8: Don’t produce more content to validate your worth
Output doesn’t equal impact. Resist the urge to constantly create net-new content. Instead, repurpose and refresh what already exists.
Turn webinars into articles. Slice blog posts into social content. Update high-performing assets with fresh messaging or SEO insights. Be efficient, not frantic.
9: Embrace content critics, listen and learn
Cybersecurity audiences are diverse—from SMB owners to technical CISOs. Misjudge the technical level, and you’ll lose them immediately.
Talk to real customers. Join sales calls. Work closely with product marketing. When in doubt, segment your content to suit different personas—without dumbing it down or overcomplicating.
10: Mind analytics that will move the executive needle
Metrics matter—but not all metrics matter to your execs. Leadership often doesn’t care about CTRs or impressions.
Focus your analytics on business outcomes—pipeline impact, SQLs, brand lift. Know what your execs value and build reports that speak their language. Avoid hiding behind fuzzy KPIs. Define success early and iterate quickly.
Just ignore the drama, produce good content, and keep pushing for distribution
To survive—and thrive—as a marketer in a cybersecurity startup, you need grit, creativity, and a high tolerance for chaos.
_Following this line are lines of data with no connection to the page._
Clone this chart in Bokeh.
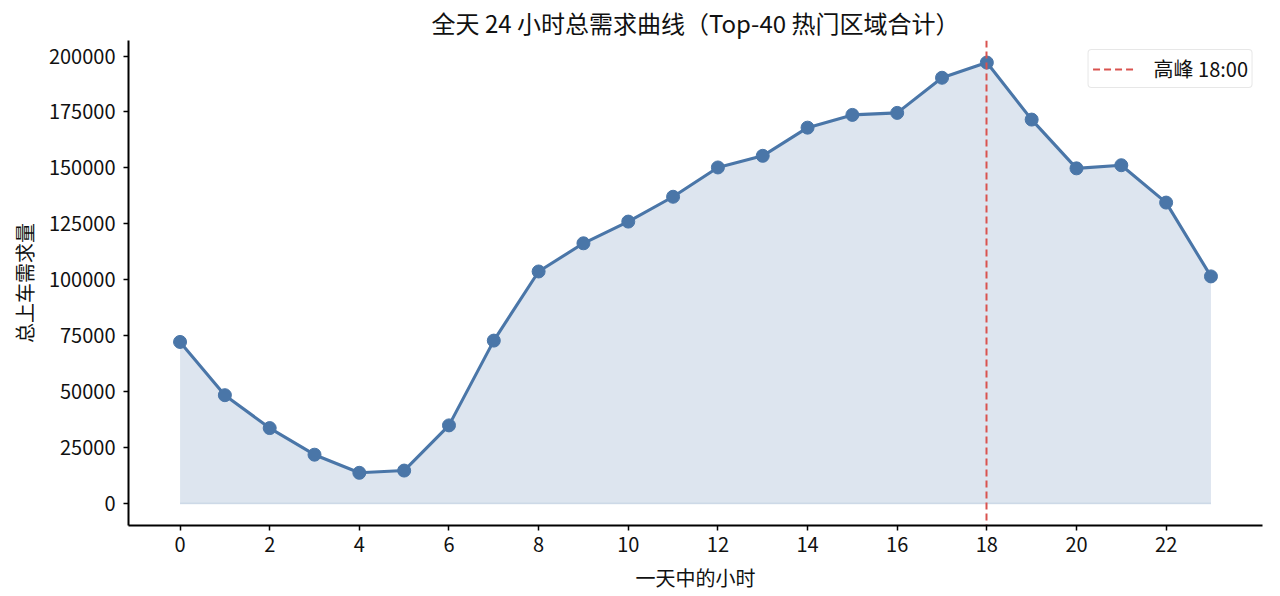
import numpy as np
from bokeh.plotting import figure
from bokeh.models import FixedTicker, BasicTickFormatter, Range1d, Legend
from bokeh.embed import file_html
from bokeh.resources import INLINE

hours = list(range(24))
demand = [72200, 48400, 33700, 21800, 13700, 14700, 34900, 72800, 103700, 116300,
          126000, 137100, 150200, 155400, 168000, 173700, 174600, 190300, 197100,
          171600, 149800, 151200, 134500, 101500]
x_ticks = list(range(0, 24, 2))
y_ticks = list(range(0, 200001, 25000))

title_text = "全天 24 小时总需求曲线（Top-40 热门区域合计）"
x_label = "一天中的小时"
y_label = "总上车需求量"

peak_idx = int(np.argmax(demand))
peak_hour = hours[peak_idx]
peak_label = f"高峰 {peak_hour}:00"

FONT = "Noto Sans CJK SC"
LINE_C = "#4a76a8"
RED = "#d9534f"

ymax = max(demand)
pad_x = 0.05 * (hours[-1] - hours[0])
pad_y = 0.05 * ymax

p = figure(width=1280, height=596, output_backend="svg", toolbar_location=None,
           x_range=Range1d(hours[0] - pad_x, hours[-1] + pad_x),
           y_range=Range1d(-pad_y, ymax + pad_y),
           min_border_left=128, min_border_right=18, min_border_top=40, min_border_bottom=71)

p.title.text = title_text
p.title.align = "center"
p.title.text_font = FONT
p.title.text_font_size = "24px"
p.title.text_font_style = "normal"
p.title.text_color = "#111111"
p.title.standoff = 1

p.outline_line_color = None
p.xgrid.visible = False
p.ygrid.visible = False
p.background_fill_color = "white"

p.varea(x=hours, y1=[0] * len(hours), y2=demand, fill_color=LINE_C, fill_alpha=0.19)
p.line(x=hours, y=[0] * len(hours), line_color=LINE_C, line_alpha=0.2, line_width=1.5)
p.line(x=hours, y=demand, line_color=LINE_C, line_width=3.1)
p.scatter(x=hours, y=demand, size=13, fill_color=LINE_C, line_color=LINE_C)

r_peak = p.vspan(x=[peak_hour], line_color=RED, line_width=2, line_dash="7 4")

legend = Legend(items=[(peak_label, [r_peak])], location="top_right")
legend.label_text_font = FONT
legend.label_text_font_size = "20px"
legend.label_text_color = "#111111"
legend.border_line_color = "#d0d0d0"
legend.border_line_width = 1.2
legend.glyph_width = 42
legend.glyph_height = 16
legend.label_height = 16
legend.label_standoff = 19
legend.padding = 4
legend.margin = 9
legend.spacing = 0
if "border_radius" in Legend.properties():
    legend.border_radius = 4
p.add_layout(legend)

for ax in (p.xaxis[0], p.yaxis[0]):
    ax.axis_line_width = 2
    ax.axis_line_color = "black"
    ax.major_tick_line_width = 1.5
    ax.major_tick_out = 5
    ax.major_tick_in = 0
    ax.minor_tick_line_color = None
    ax.major_label_text_font = FONT
    ax.major_label_text_font_size = "20px"
    ax.major_label_text_color = "#111111"
    ax.axis_label_text_font = FONT
    ax.axis_label_text_font_size = "20px"
    ax.axis_label_text_font_style = "normal"
    ax.axis_label_text_color = "#111111"

p.xaxis.ticker = FixedTicker(ticks=x_ticks)
p.yaxis.ticker = FixedTicker(ticks=y_ticks)
p.yaxis.formatter = BasicTickFormatter(use_scientific=False)
p.xaxis.axis_label = x_label
p.yaxis.axis_label = y_label
p.xaxis.major_label_standoff = 6
p.yaxis.major_label_standoff = 8
p.xaxis.axis_label_standoff = 8
p.yaxis.axis_label_standoff = 7

open("out.html", "w").write(file_html(p, INLINE))
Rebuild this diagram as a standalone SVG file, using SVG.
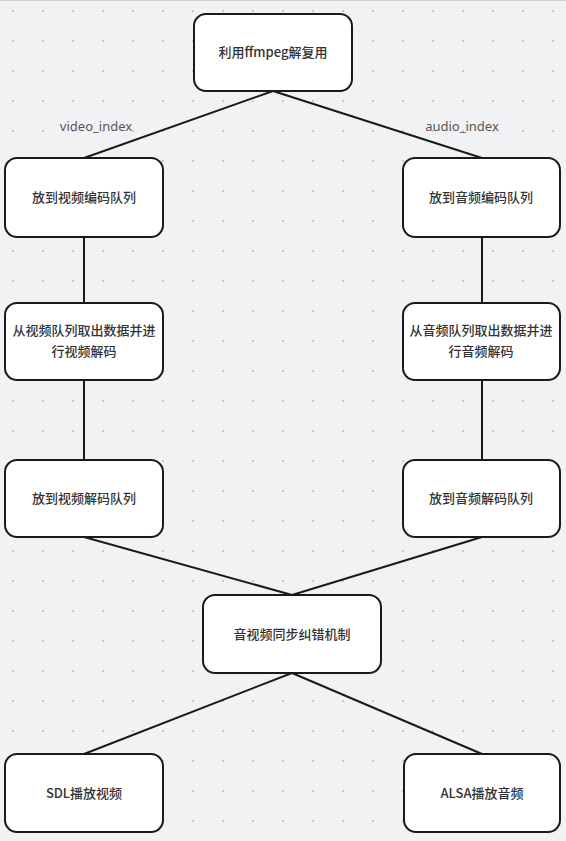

From decoding garbled visions to navigating founder dysfunction and building strategy in the dark, your ability to stay focused, flexible, and persistent will set you apart.
Create value. Fight for visibility. Drive impact. This space is chaotic—but it’s also one of the most dynamic, high-stakes, and meaningful sectors in tech.
❓ 5 Frequently Asked Questions (FAQs)
- What’s the biggest challenge for content marketers in cybersecurity startups?
Navigating ambiguity—especially when executive vision, product direction, and sales needs are misaligned or unclear. - How can I write content if I don’t understand the product or business model?
Start by asking foundational questions like “How do we make money?” and “Who are we selling to?”—then tie messaging to measurable business outcomes like risk reduction or compliance. - How do I deal with product teams that don’t communicate updates?
Don’t wait. Build relationships with engineers, attend sprint demos, and create a self-made product pipeline to stay ahead of releases. - What if the sales team doesn’t respect or collaborate with marketing?
Earn trust by producing content that helps them close deals faster—like cheat sheets, one-pagers, or tailored playbooks. Shadow calls to understand real needs. - How do I measure success if leadership doesn’t care about typical marketing metrics?
Align your KPIs with what leadership values—pipeline, SQLs, or brand visibility. Skip vanity metrics and define success based on strategic business contributions.